When tennis legend and world class philanthropist Andre Agassi came to our capital city on April 11 to receive WTEF’s Champion of Tennis Award, it was an event to remember. Agassi hit the courts at the Fitzgerald Tennis Center with Reps. Jane Harman (D-Calif.) and Fred Upton (R-Mich.), former Sen. John Breaux (D-La.) and various local media and business big shots thrilled to huff and puff with the famous champ.

Agassi — who looks as fit as the day he retired — showed the same grace we saw in 2006 when he bid farewell to his 21-year career with a kiss blown to the stands from center court.
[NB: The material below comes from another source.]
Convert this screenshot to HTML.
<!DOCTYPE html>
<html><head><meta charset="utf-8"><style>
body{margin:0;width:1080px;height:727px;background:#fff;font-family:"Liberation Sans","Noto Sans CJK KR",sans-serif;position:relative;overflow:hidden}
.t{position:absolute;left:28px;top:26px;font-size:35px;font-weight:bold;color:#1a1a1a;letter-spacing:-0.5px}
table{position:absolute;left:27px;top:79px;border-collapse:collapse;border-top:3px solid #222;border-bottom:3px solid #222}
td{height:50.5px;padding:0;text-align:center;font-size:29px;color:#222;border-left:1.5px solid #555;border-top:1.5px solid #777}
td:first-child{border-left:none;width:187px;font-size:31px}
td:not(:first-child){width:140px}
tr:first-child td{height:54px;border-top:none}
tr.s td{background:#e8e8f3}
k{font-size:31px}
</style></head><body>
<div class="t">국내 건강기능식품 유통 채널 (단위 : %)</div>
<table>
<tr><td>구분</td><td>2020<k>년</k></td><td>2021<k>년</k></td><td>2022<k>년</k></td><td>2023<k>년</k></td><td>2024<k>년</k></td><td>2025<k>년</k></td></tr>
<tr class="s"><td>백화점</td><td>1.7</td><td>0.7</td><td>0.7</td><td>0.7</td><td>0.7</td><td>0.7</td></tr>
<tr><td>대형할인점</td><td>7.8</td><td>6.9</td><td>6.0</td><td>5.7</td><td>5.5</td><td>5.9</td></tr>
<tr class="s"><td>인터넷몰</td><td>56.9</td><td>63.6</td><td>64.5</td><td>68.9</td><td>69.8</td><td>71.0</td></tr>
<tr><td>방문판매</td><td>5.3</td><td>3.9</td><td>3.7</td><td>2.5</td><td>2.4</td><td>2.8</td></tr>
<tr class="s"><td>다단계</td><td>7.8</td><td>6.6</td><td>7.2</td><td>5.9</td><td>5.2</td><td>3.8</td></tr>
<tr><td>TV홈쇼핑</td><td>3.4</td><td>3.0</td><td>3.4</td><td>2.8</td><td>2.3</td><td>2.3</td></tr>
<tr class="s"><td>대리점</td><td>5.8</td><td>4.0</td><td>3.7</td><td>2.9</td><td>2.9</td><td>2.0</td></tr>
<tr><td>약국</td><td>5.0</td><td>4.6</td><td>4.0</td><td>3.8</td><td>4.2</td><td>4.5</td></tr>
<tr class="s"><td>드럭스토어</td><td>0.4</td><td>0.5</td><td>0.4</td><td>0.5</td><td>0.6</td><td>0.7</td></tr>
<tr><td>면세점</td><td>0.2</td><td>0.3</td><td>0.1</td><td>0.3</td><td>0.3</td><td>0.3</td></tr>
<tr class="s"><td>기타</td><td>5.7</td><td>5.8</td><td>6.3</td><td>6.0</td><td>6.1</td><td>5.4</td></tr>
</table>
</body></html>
“Hitting tennis balls with Andre Agassi was like being in tennis heaven for Washington-area tennis fans and highlighted Agassi’s commitment to helping kids,” Breaux told me. Breaux was the top tennis-playing senator for years before he retired. He currently holds a high mid-Atlantic ranking.
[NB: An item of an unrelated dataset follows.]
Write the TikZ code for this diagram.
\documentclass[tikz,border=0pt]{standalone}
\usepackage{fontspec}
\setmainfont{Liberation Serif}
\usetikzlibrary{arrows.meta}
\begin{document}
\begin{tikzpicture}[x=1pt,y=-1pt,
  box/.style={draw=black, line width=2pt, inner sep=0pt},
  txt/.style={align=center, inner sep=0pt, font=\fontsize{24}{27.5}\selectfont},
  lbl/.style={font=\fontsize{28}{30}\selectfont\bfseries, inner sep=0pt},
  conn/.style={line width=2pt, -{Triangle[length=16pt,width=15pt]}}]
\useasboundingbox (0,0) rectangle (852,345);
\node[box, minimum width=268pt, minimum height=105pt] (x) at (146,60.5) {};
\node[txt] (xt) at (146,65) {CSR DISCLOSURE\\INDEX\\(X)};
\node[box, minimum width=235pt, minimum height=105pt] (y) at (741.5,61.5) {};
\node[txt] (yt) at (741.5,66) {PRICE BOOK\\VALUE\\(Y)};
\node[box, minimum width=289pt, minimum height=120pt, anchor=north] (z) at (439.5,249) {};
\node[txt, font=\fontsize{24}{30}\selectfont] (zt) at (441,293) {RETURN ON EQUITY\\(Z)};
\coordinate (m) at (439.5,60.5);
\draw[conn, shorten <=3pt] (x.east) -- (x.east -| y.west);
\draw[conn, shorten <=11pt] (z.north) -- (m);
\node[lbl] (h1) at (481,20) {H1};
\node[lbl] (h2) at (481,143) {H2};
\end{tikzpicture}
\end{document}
Board member and past WTEF President Jerry Jasinowski said, “Andre Agassi epitomizes all the principles of excellence we try to get our kids to embrace at the Washington Tennis and Education program.”
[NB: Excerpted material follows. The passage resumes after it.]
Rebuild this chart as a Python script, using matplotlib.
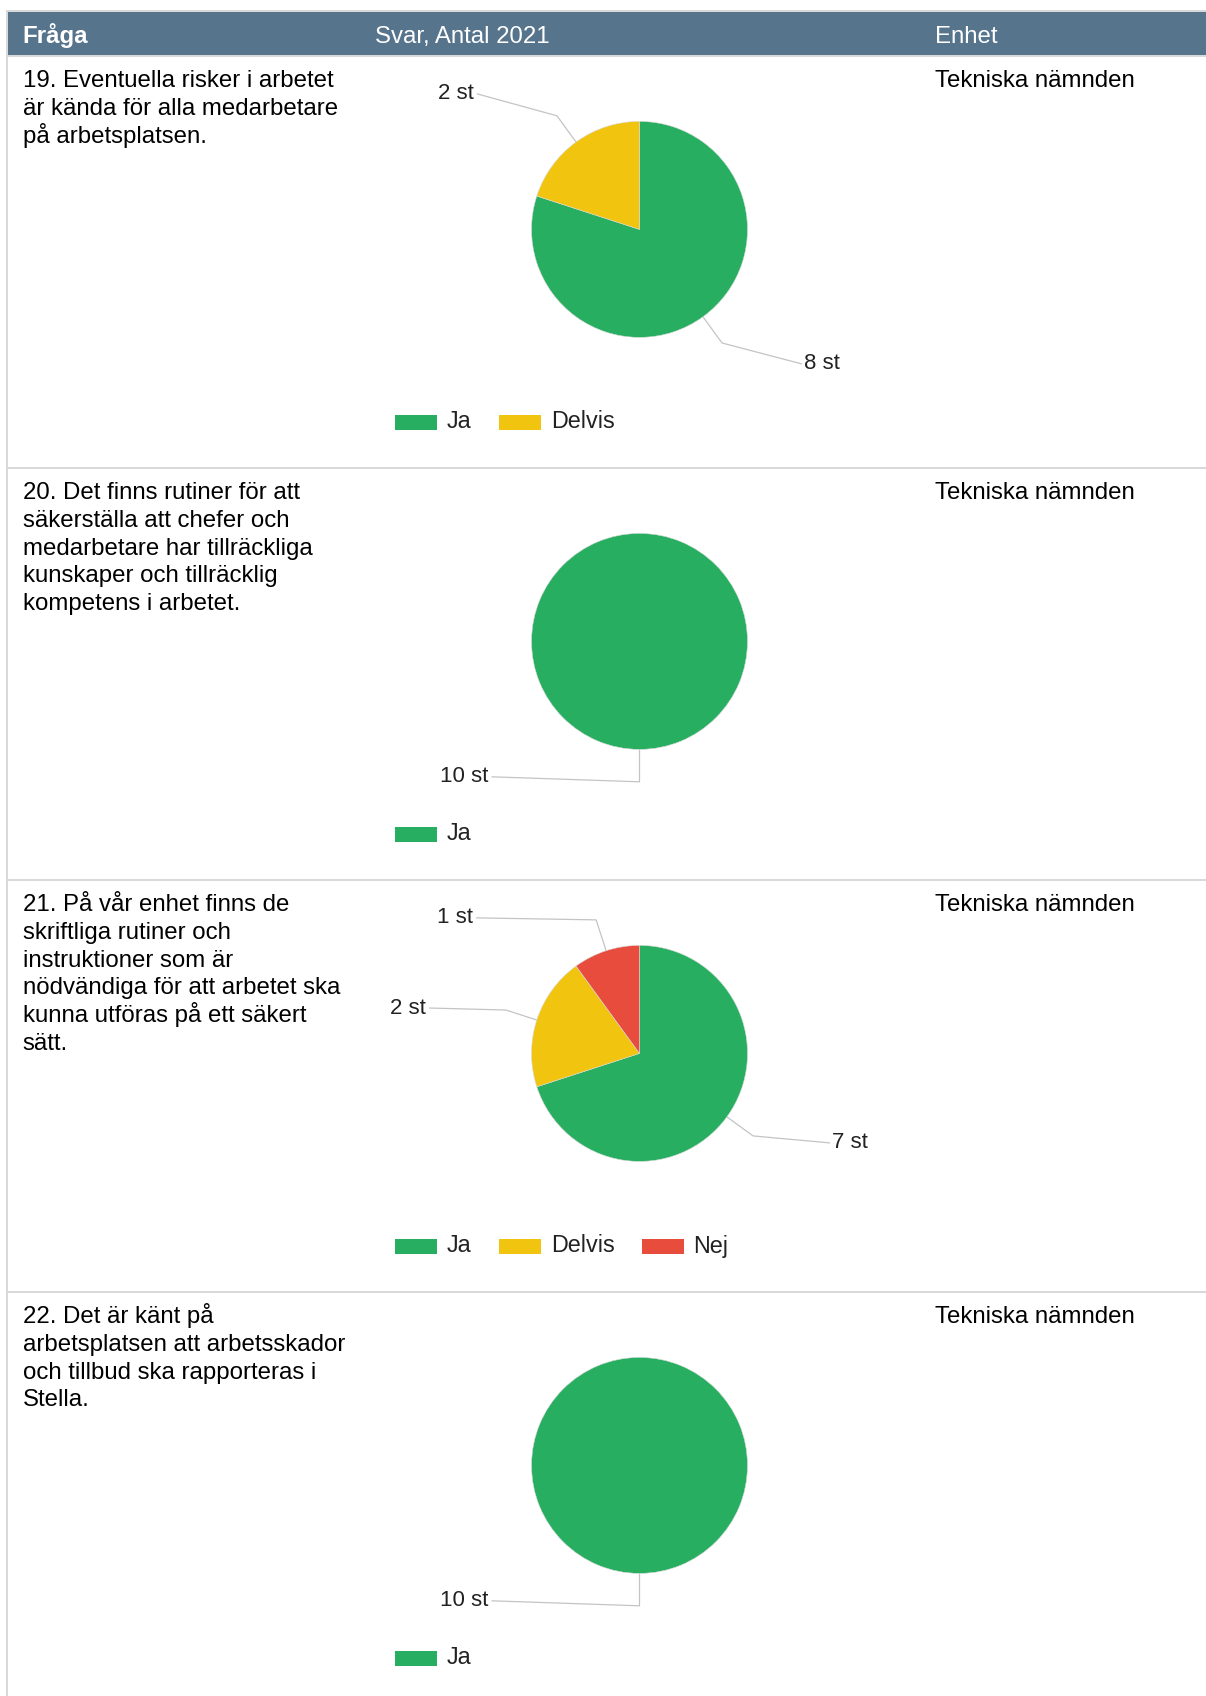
import numpy as np
import matplotlib
matplotlib.use("Agg")
import matplotlib.pyplot as plt
from matplotlib.patches import Rectangle

# =============================================================================
# 1. DATOS
# =============================================================================

preguntas = [
    ["19. Eventuella risker i arbetet",
     "är kända för alla medarbetare",
     "på arbetsplatsen."],
    ["20. Det finns rutiner för att",
     "säkerställa att chefer och",
     "medarbetare har tillräckliga",
     "kunskaper och tillräcklig",
     "kompetens i arbetet."],
    ["21. På vår enhet finns de",
     "skriftliga rutiner och",
     "instruktioner som är",
     "nödvändiga för att arbetet ska",
     "kunna utföras på ett säkert",
     "sätt."],
    ["22. Det är känt på",
     "arbetsplatsen att arbetsskador",
     "och tillbud ska rapporteras i",
     "Stella."],
]
enhet = "Tekniska nämnden"
cabecera = ["Fråga", "Svar, Antal 2021", "Enhet"]

svar_kat = ["Ja", "Delvis", "Nej"]
svar_q19 = [8, 2]
svar_q20 = [10]
svar_q21 = [7, 2, 1]
svar_q22 = [10]
respuestas = [svar_q19, svar_q20, svar_q21, svar_q22]

# =============================================================================
# 2. ESTILO Y LAYOUT (px)
# =============================================================================

W, H, DPI = 1206, 1696, 100
FONT = ["Liberation Sans", "DejaVu Sans"]
C_HEAD, C_GRID, C_LINE = "#57748D", "#D9D9D9", "#C4C4C4"
COLORES = ["#27AE60", "#F1C40F", "#E74C3C"]

HEAD_Y0, HEAD_Y1 = 12, 55
ROW_H = 412
COL_X = [22.7, 375, 935]
TXT_FS, LBL_FS, LEG_FS = 17.3, 16.0, 16.8
LINE_DY = 27.7
PIE_CX, PIE_DY, PIE_R = 639.5, 174.4, 108
LEG_X0, LEG_DY = 395, 367

# desplazamiento de la etiqueta respecto al codo de la línea guía
LBL_OFF = [
    [(80, 21), (-80, -22)],
    [(-148, -5)],
    [(77, 7), (-77, -2), (-120, -2)],
    [(-148, -5)],
]

# =============================================================================
# 3. FIGURA
# =============================================================================

fig = plt.figure(figsize=(W / DPI, H / DPI), dpi=DPI, facecolor="white")
ax = fig.add_axes([0, 0, 1, 1])
ax.axis("off")

# bordes y cabecera
ax.add_patch(Rectangle((6, 10), W, 2, color=C_GRID, lw=0))
ax.add_patch(Rectangle((6, 10), 2, H, color=C_GRID, lw=0))
ax.add_patch(Rectangle((8, HEAD_Y0), W, HEAD_Y1 - HEAD_Y0, color=C_HEAD, lw=0))
for i, txt in enumerate(cabecera):
    ax.text(COL_X[i], 42.7, txt, color="white", fontsize=TXT_FS, family=FONT,
            fontweight="bold" if i == 0 else "normal", va="baseline")

renderer = fig.canvas.get_renderer()


def _ancho(t):
    return t.get_window_extent(renderer).width


for k, (lineas, vals) in enumerate(zip(preguntas, respuestas)):
    top = HEAD_Y1 + k * ROW_H
    ax.add_patch(Rectangle((8, top), W, 2, color=C_GRID, lw=0))

    for j, ln in enumerate(lineas):
        ax.text(COL_X[0], top + 32.3 + LINE_DY * j, ln, fontsize=TXT_FS, family=FONT,
                color="black", va="baseline")
    ax.text(COL_X[2], top + 32.3, enhet, fontsize=TXT_FS, family=FONT,
            color="black", va="baseline")

    # torta (y invertido: start -90 y counterclock=True => horario en pantalla)
    cy = top + PIE_DY
    cols = COLORES[:len(vals)]
    ax.pie(vals, colors=cols, startangle=-90, counterclock=True,
           center=(PIE_CX, cy), radius=PIE_R,
           wedgeprops=dict(edgecolor="#DADADA", linewidth=0.4))

    # etiquetas con línea guía
    total = float(sum(vals))
    acum = 0.0
    for i, v in enumerate(vals):
        th = np.deg2rad(360 * (acum + v / 2) / total)
        acum += v
        dx, dy = np.sin(th), -np.cos(th)
        p0 = (PIE_CX + PIE_R * dx, cy + PIE_R * dy)
        p1 = (PIE_CX + 1.3 * PIE_R * dx, cy + 1.3 * PIE_R * dy)
        ox, oy = LBL_OFF[k][i]
        p2 = (p1[0] + ox, p1[1] + oy)
        ax.plot([p0[0], p1[0], p2[0]], [p0[1], p1[1], p2[1]],
                color=C_LINE, lw=0.9, solid_capstyle="butt")
        ha = "left" if ox > 0 else "right"
        ax.text(p2[0] + (2 if ox > 0 else -3), p2[1], f"{v} st", ha=ha, va="center",
                fontsize=LBL_FS, family=FONT, color="#222222")

    # leyenda
    ly = top + LEG_DY
    x = LEG_X0
    for i in range(len(vals)):
        ax.add_patch(Rectangle((x, ly - 7.5), 42, 15, color=cols[i], lw=0))
        t = ax.text(x + 52, ly, svar_kat[i], ha="left", va="center",
                    fontsize=LEG_FS, family=FONT, color="#222222")
        x = x + 52 + _ancho(t) + 27

ax.set_xlim(0, W)
ax.set_ylim(H, 0)
ax.set_aspect("auto")

fig.savefig("out.png", dpi=DPI, facecolor="white")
A superstar on and off the court, Agassi launched the Andre Agassi Charitable Foundation in 1994. His thoughtful devotion to improving life for at-risk youth remains a constant today. He speaks proudly of Agassi Prep Academy in Las Vegas. I had the opportunity to sit and speak with the gentle giant the day of the event. We chatted about tennis, children, problem-solving skills and making a difference.

Tell me more about the student body at Agassi Prep School in Las Vegas.

My kids used to be called children at risk; now they’re called children of hope.

People told me that I shouldn’t construct the school in that part of Las Vegas, which is one of the worst sections, because it would get defaced by people. But nothing has happened to the school because there is a feeling of mutual respect.

Can you compare the Washington Tennis and Education Foundation and your own foundation?

No two organizations can be more aligned; both reach kids primarily through education and tennis, and the skills that they teach.

I’m curious if other retired tennis champions are involved in significant philanthropic efforts.

Tennis, more than any other sport, has retired athletes who are active about giving back. They reach the most people.

I’ve often thought about the parallels between tennis and life/education. Have you?

Yes. On the tennis court you experience a lot of soul-searching. You set a goal for yourself and get over the finish line. These kids are setting a goal for themselves: getting a certificate. If they work hard, focus, and believe in themselves, their opportunities are endless. Ultimately, if you apply yourself at tennis you’re pretty much guaranteed a scholarship anywhere.

Why did you choose to focus on education?

I started working with kids, have always loved them, and eventually just backed into it. After clothing 3,000 kids a year through a project called Operation School Bell, I finally realized that the only way to get them truly ahead of the curve is to provide them an education.

How is it playing tennis with the kids?

The only thing I really don’t love anymore is the running, so if I can get them to hit the ball directly back to me it’s good.

What about the competition on the courts? Do you miss it?

I don’t miss it.

Describe the feeling of winning a great match.

You realize you don’t have to be good, just better than one person.

How would you compare your foundation work to pro tennis work?

My foundation is much more fulfilling; you have blinders on when you play a professional sport for a living. Tennis has been a vehicle for me to affect the lives of these children.

Once a denim-clad rebel at the net, Agassi has matured into a remarkable man. He joins Billie Jean King, Arthur Ashe, Andrea Jaeger and Jimmy Courier in the sports-philanthropy hall of fame. Go Andre!

Kathy Kemper is founder and CEO of the Institute for Education, a nonprofit foundation that recognizes and promotes leadership locally, nationally and in the world community.